Wesley was also very concerned about another hypothetical question that neither side had even briefed: What if an ongoing international arbitration that Chevron initiated against the Republic of Ecuador in 2009—which will decide, among other things, whether the Lago Agrio trial that generated the $8.6 billion judgment was fair—happened to reach a result that was inconsistent with the one Judge Kaplan reached, and which Wesley’s court was now being asked to affirm? “What happens if there’s a different result?” he asked.

He asked whether Donziger or the Lago Agrio plaintiffs had ever asked to stay the case before Kaplan until after the arbitration tribunal ruled—they hadn’t, everyone agreed—and wondered aloud whether he should request additional briefing on that point.

Wesley asked about 95% of the questions at the argument. The other panelists gave no sign of sharing his hobby horses, however. Circuit Judge Barrington Parker, who asked only a handful of questions, seemed to be tending toward affirmance, citing Judge Kaplan’s “meticulous” ruling and Donziger attorney Gupta’s failure to argue that any of Kaplan’s key findings were “clearly erroneous”—the high hurdle parties face when trying to overturn a district judge’s factual findings on appeal.

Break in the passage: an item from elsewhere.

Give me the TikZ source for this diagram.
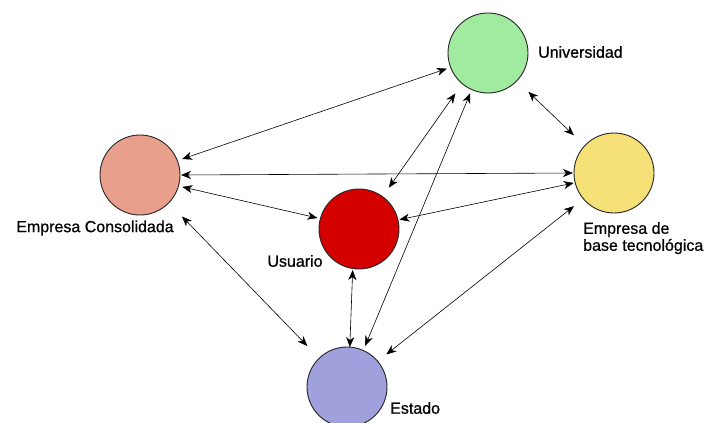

The remaining circuit judge, Amalya Kearse, asked only a single question, and it dealt with the impact of Kaplan’s order on Donziger’s clients in Ecuador, as opposed to its impact on Donziger himself. Judge Wesley, too, appeared far more concerned about Kaplan’s power to bind Donziger’s clients than about his power to bind Donziger himself.

“This is a tort action brought against Donziger,” he said. “You live here,” he said to Gupta, referring to his client. “We have jurisdiction over you.”

Prior to the argument, many observers had expected the key issue in the argument to be whether a private plaintiff, like Chevron, suing under the Racketeer Influenced and Corrupt Organizations Act (RICO)—the law Chevron invoked to sue Donziger—can win an injunction, which is the form of relief Kaplan issued on Chevron’s behalf. (Injunctions are court orders, as opposed to, for instance, damages awards.) The Ninth Circuit Court of Appeals, based in San Francisco, has previously ruled that RICO doesn’t authorize injunctions in private civil cases—only damages awards—while the Seventh Circuit, based in Chicago, reached the opposite outcome.

But the issue only came up briefly toward the end of today’s one-and-a-half-hour argument, when it was raised by Judge Parker. Olson told him why he thinks RICO authorizes injunctions in private cases, Parker agreed, and no other judge or lawyer touched the issue.

Though the case record was filled with lurid factual allegations—bribery, secret bank accounts, intimidation of judges, speaking in code, fabrication of evidence—the argument was surprisingly academic in tone. The one exception was an angry outburst from Wesley triggered when Gibson Dunn’s Olson tried to argue that Chevron was not bound by representations Texaco had made to federal judges about submitting to jurisdiction in the Ecuadorian court. “I’m not terribly interested in legalistic arguments” about the details of Chevron’s merger agreement with Texaco, he said, his voice shaking with emotion. Chevron had made commitments “in front of the federal court,” he said, Chevron was bound by them.